Bâtiments intérieurs
En continuant vers le lac, un étroit bâtiment annexe, les deux premiers étages de l’actuel 59 Sud, abrite la domesticité de la Belle Dame, et probablement les cuisines. Nous avons retrouvé l’emplacement de l’âtre. Une fenêtre murée prise dans un mur très épais au milieu de l’espace central montre que ce bâtiment était de moitié moins profond à l’origine. On tenait très probablement des animaux dans la deuxième courette côté lac, où se trouve une case qui ressemble à une porcherie.
Au XIXème siècle, la famille Durieu, des boulangers cossus comme le montrent les matériaux utilisés, installe dans ce bâtiment, qui se trouve donc séparé du magasin par la première cour côté Italie, un vaste laboratoire avec un grand four et une nouvelle cheminée très volumineuse. La famille habite les étages. Cet artisan avait les moyens de remanier la façade côté lac de cette bâtisse, il la rehausse en briques rouges et décors blancs selon ce qui devait être une mode à l’époque, puisque c’est sur les bords du Saint Laurent à Montréal que nous avons retrouvé une façade jumelle!

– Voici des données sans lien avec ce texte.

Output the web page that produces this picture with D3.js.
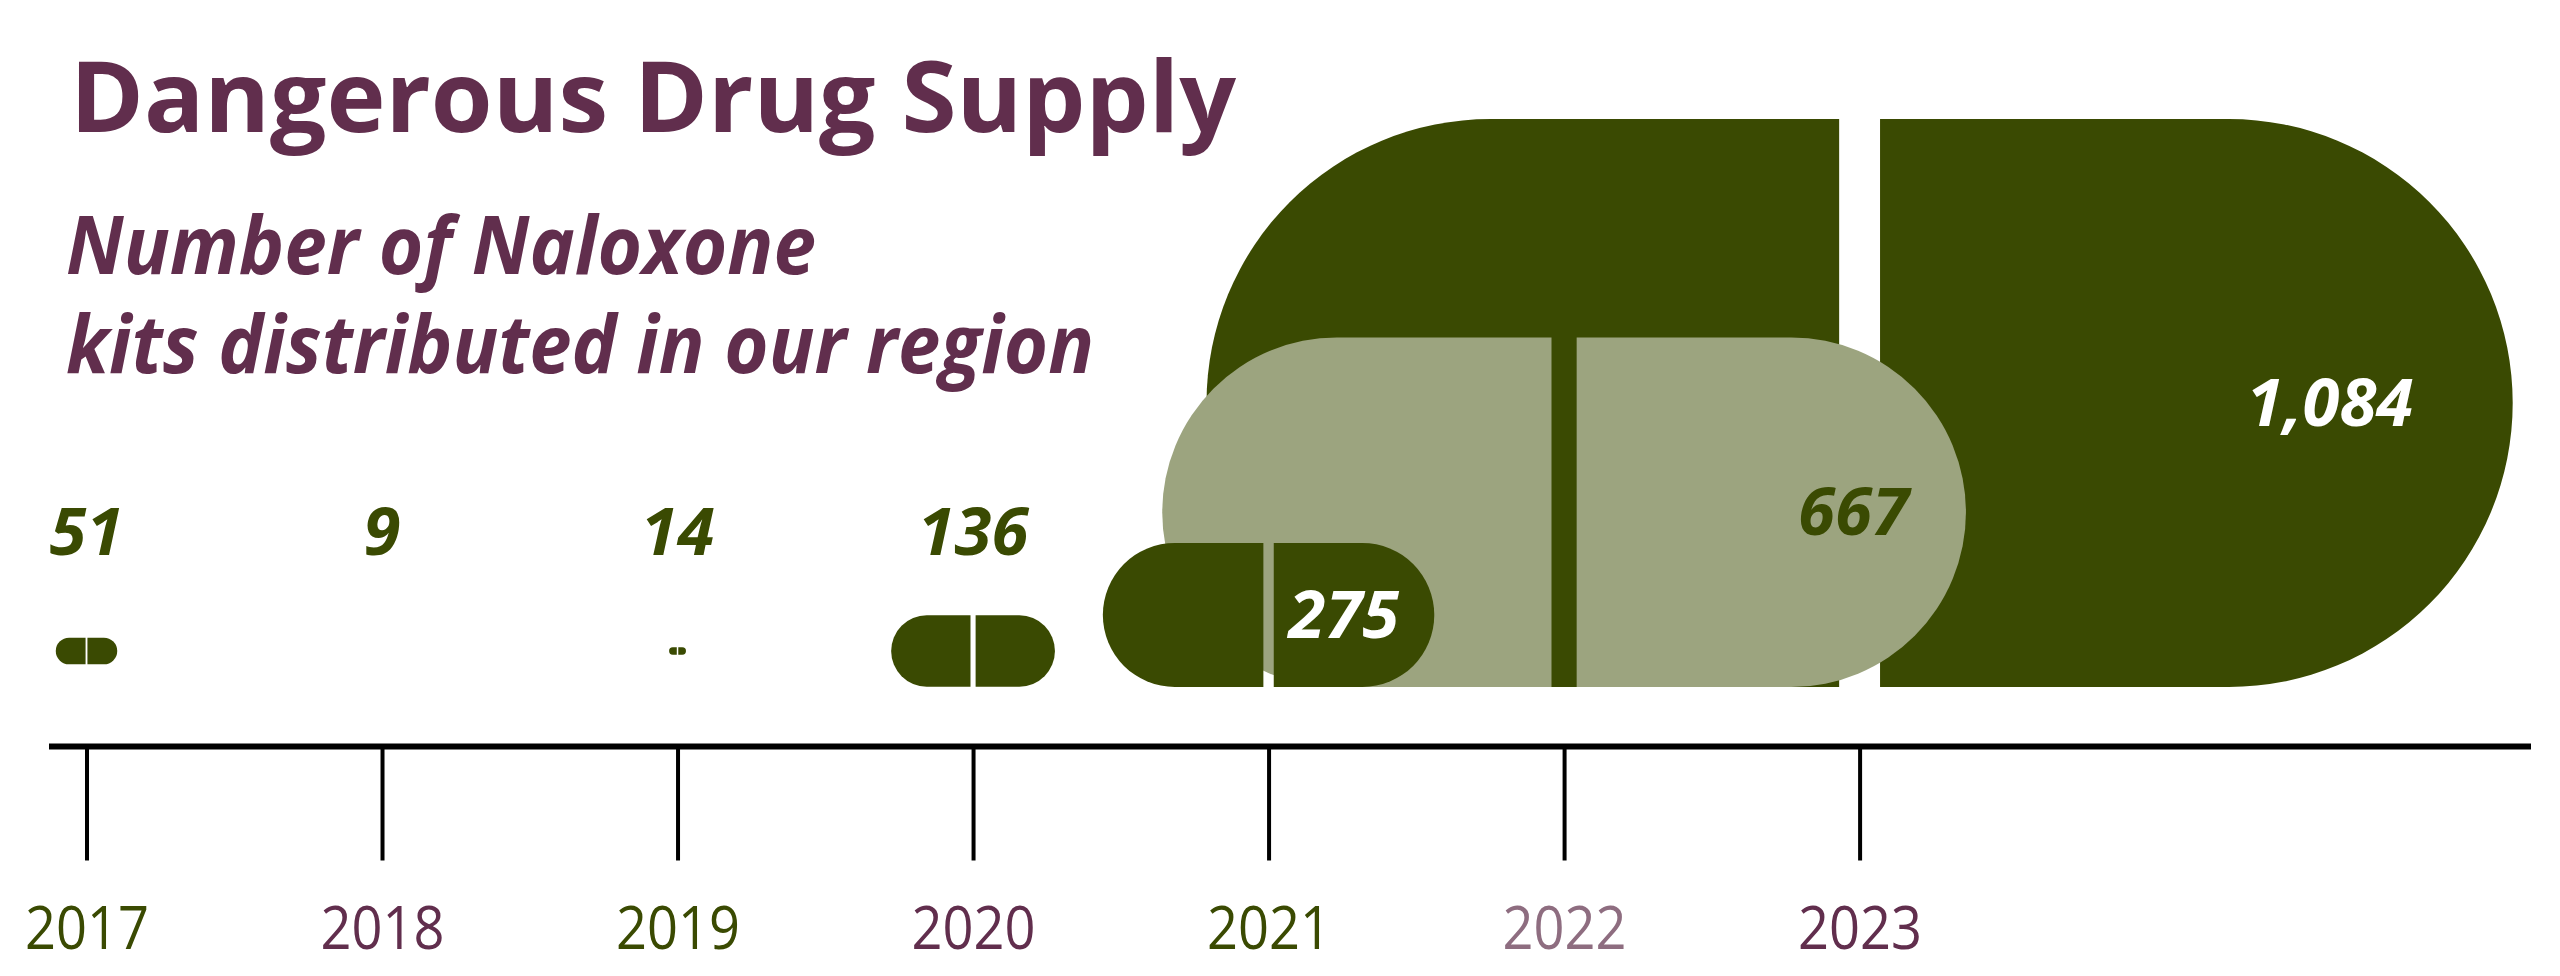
<!DOCTYPE html>
<html>
<head>
<meta charset="utf-8">
<script src="https://cdn.jsdelivr.net/npm/d3@7"></script>
<style>
  html, body { margin: 0; padding: 0; background: #ffffff; }
  svg { display: block; }
</style>
</head>
<body>
<svg id="chart" width="2560" height="976"></svg>
<script>
// ---- data ----
const years = ["2017", "2018", "2019", "2020", "2021", "2022", "2023"];
const kits = [51, 9, 14, 136, 275, 667, 1084];
const titleText = "Dangerous Drug Supply";
const subtitleLines = ["Number of Naloxone", "kits distributed in our region"];

// ---- styles ----
const PURPLE = "#612e4d";
const DARK = "#3a4a02";
const LIGHT = "#9ca47f";
const PALE_PURPLE = "#8e6d80";
const yearColors = [DARK, PURPLE, DARK, PURPLE, DARK, PALE_PURPLE, PURPLE];
const pillColors = [DARK, DARK, DARK, DARK, DARK, LIGHT, DARK];
const insideLabelColors = ["#fff", "#fff", "#fff", "#fff", "#fff", DARK, "#fff"];

const svg = d3.select("#chart");

// ---- title ----
svg.append("text")
  .attr("x", 70).attr("y", 132)
  .attr("font-family", "'Open Sans', sans-serif")
  .attr("font-weight", 700)
  .attr("font-size", 98)
  .attr("fill", PURPLE)
  .attr("textLength", 1166)
  .attr("lengthAdjust", "spacingAndGlyphs")
  .text(titleText);

const subLens = [750, 1028];
subtitleLines.forEach((t, i) => {
  svg.append("text")
    .attr("x", 66).attr("y", 274 + i * 99)
    .attr("font-family", "'Open Sans', sans-serif")
    .attr("font-weight", 700)
    .attr("font-style", "italic")
    .attr("font-size", 80)
    .attr("fill", PURPLE)
    .attr("textLength", subLens[i])
    .attr("lengthAdjust", "spacingAndGlyphs")
    .text(t);
});

// ---- scales ----
const x = d3.scalePoint().domain(years).range([86.5, 1859.6]);
const hScale = d3.scaleLinear().domain([0, 1084]).range([0, 568]);
const ASPECT = 2.3;
const BASE = 687;      // bottom of pills
const MID = 651;       // center line for small pills
const minVisible = 10; // the 2018 pill is not drawn in the original

const data = years.map((y, i) => ({
  year: y, value: kits[i], i,
  h: hScale(kits[i]),
}));
data.forEach(d => {
  d.w = d.h * ASPECT;
  d.cx = x(d.year);
  d.cy = Math.min(MID, BASE - d.h / 2);
  d.top = d.cy - d.h / 2;
  d.bottom = d.cy + d.h / 2;
  d.gap = Math.max(1.5, d.h * 0.072);
});

// ---- pills (largest drawn first) ----
const drawOrder = data.filter(d => d.value >= minVisible).sort((a, b) => b.value - a.value);
const pills = svg.append("g");
drawOrder.forEach(d => {
  const r = d.h / 2;
  const x0 = d.cx - d.w / 2, x1 = d.cx + d.w / 2;
  const gl = d.cx - d.gap / 2, gr = d.cx + d.gap / 2;
  const left = `M${gl},${d.top} L${x0 + r},${d.top} A${r},${r} 0 0 0 ${x0 + r},${d.bottom} L${gl},${d.bottom} Z`;
  const right = `M${gr},${d.top} L${x1 - r},${d.top} A${r},${r} 0 0 1 ${x1 - r},${d.bottom} L${gr},${d.bottom} Z`;
  pills.append("path").attr("d", left).attr("fill", pillColors[d.i]);
  pills.append("path").attr("d", right).attr("fill", pillColors[d.i]);
});

// ---- value labels ----
const fmt = d3.format(",");
const labels = svg.append("g")
  .attr("font-family", "'Open Sans', sans-serif")
  .attr("font-weight", 700)
  .attr("font-style", "italic")
  .attr("font-size", 67);
data.forEach(d => {
  const t = labels.append("text").text(fmt(d.value));
  if (d.h < 100) {
    t.attr("x", d.cx).attr("y", 555).attr("text-anchor", "middle").attr("fill", DARK);
  } else {
    const tw = t.node().getComputedTextLength();
    const off = Math.min(0.36 * d.w, d.w / 2 - tw / 2 - 35);
    t.attr("x", d.cx + off).attr("y", d.cy + 23).attr("text-anchor", "middle")
     .attr("fill", insideLabelColors[d.i]);
  }
});

// ---- axis ----
const axisY = 746.5;
const axis = d3.axisBottom(x).tickSize(114).tickPadding(0);
const gAxis = svg.append("g").attr("transform", `translate(0,${axisY})`).call(axis);
gAxis.select(".domain").remove();
gAxis.selectAll(".tick line").attr("stroke", "#000").attr("stroke-width", 4);
gAxis.selectAll(".tick text")
  .attr("y", 202).attr("dy", 0)
  .attr("font-family", "'Open Sans', sans-serif")
  .attr("font-size", 60)
  .attr("textLength", 124)
  .attr("lengthAdjust", "spacingAndGlyphs")
  .attr("fill", (d, i) => yearColors[i]);
svg.append("line")
  .attr("x1", 49).attr("x2", 2531)
  .attr("y1", axisY).attr("y2", axisY)
  .attr("stroke", "#000").attr("stroke-width", 6);
</script>
</body>
</html>
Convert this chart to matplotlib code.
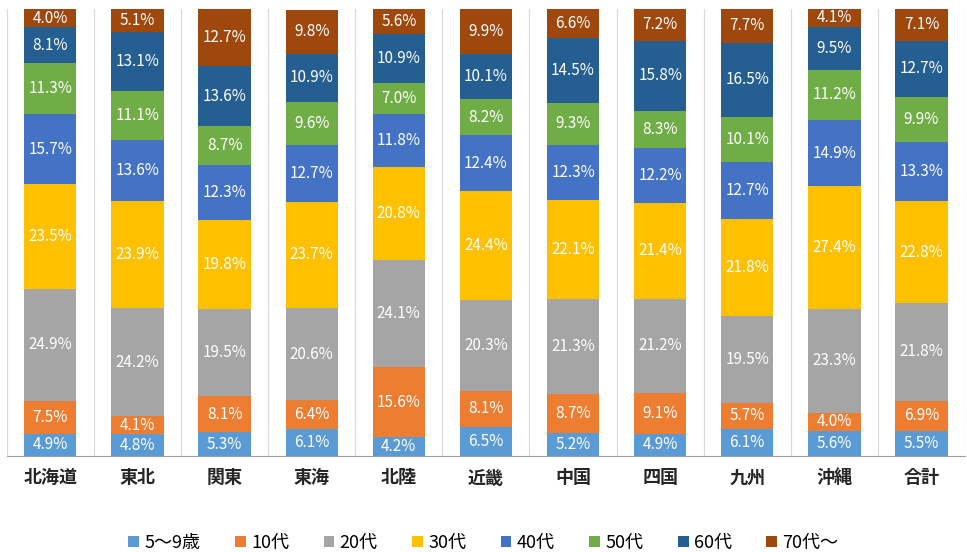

Les affaires vont très bien, puisqu’il construit une deuxième four en comblant la première courette.
Quai Perdonnet
Que se passe-t-il pendant ce temps dans les bâtiments vers le lac? Les voûtes moyenâgeuses, sur le toit desquelles se trouvent des jardins ou promenades, font partie du front lacustre caractéristique de notre ville jusqu’à la construction du quai autour de 1840. Apparaissent autour de cette époque la taverne trapue au bord du lac, puis la maison bourgeoise en retrait. A la génération suivante, ces deux maisons sont reliées, et un grand toit en terrasse va perpétuer la tradition de vie à l’étage: jusqu’à une époque très récente, que ceux de nos lecteurs qui se souviennent du bord du lac dans les années septante veuillent bien le confirmer, les bourgeois préféraient voir les rives du lac d’un peu loin!
Rue du Léman
Vers 1840, le château des Belles Truches est rasé et remplacé par l’Hôtel des Trois Couronnes. Dans la foulée on supprime la dernière boucherie, on continue le quai, on comble avec un glacis le bout de la rue, l’alignement de la rue est rectifié, elle est rebaptisée rue du Léman et le bâtiment du 6 vient combler l’espace entre le 4 et ce qui deviendra le 8. Il est bien possible que le boulanger ait mis à disposition ce qu’il n’habitait pas pour servir d’annexe à l’Hôtel du Léman voisin ou de pension de famille.
Les propriétaires et les habitants
La parcelle appartient donc à un riche boulanger de la famille Durieu. Une fille Durieu a donné naissance à Charles-Alphonse Gunthert, architecte de la firme Peter Cailler Kohler. La maison a reçu une médaille à l’exposition internationale de Paris de 1878 pour ses Zwieback, qui sont envoyés dans le monde entier au moyen de boîtes en fer blanc dont subsistent quelques exemplaires. Notons que la fameuse recette a été transmise de génération en génération et subsiste de nos jours chez Titus, rue des Deux-Marchés.
Après la guerre la propriété est cédée à un autre boulanger. Il perd ses jambes sous un train au début des années septante, l’entier de la parcelle est vendu alors à André Guigoz, ferblantier et guide de montagne. Le laboratoire et les fours ne peuvent pas être maintenus aux normes et l’exploitation doit s’arrêter en 1983.
Commence alors une période d’incertitude où les espaces sont habités provisoirement, sans entretien, par différentes familles dont la plupart en gardent un excellent souvenir. Cette bohème sympathique prend fin quand la commune finit par déclarer les lieux insalubres, ne laissant plus d’autre choix que le changement de propriétaire. Les locataires quittent les lieux les uns après les autres d’assez bonne grâce pour rendre possible la rénovation tant attendue.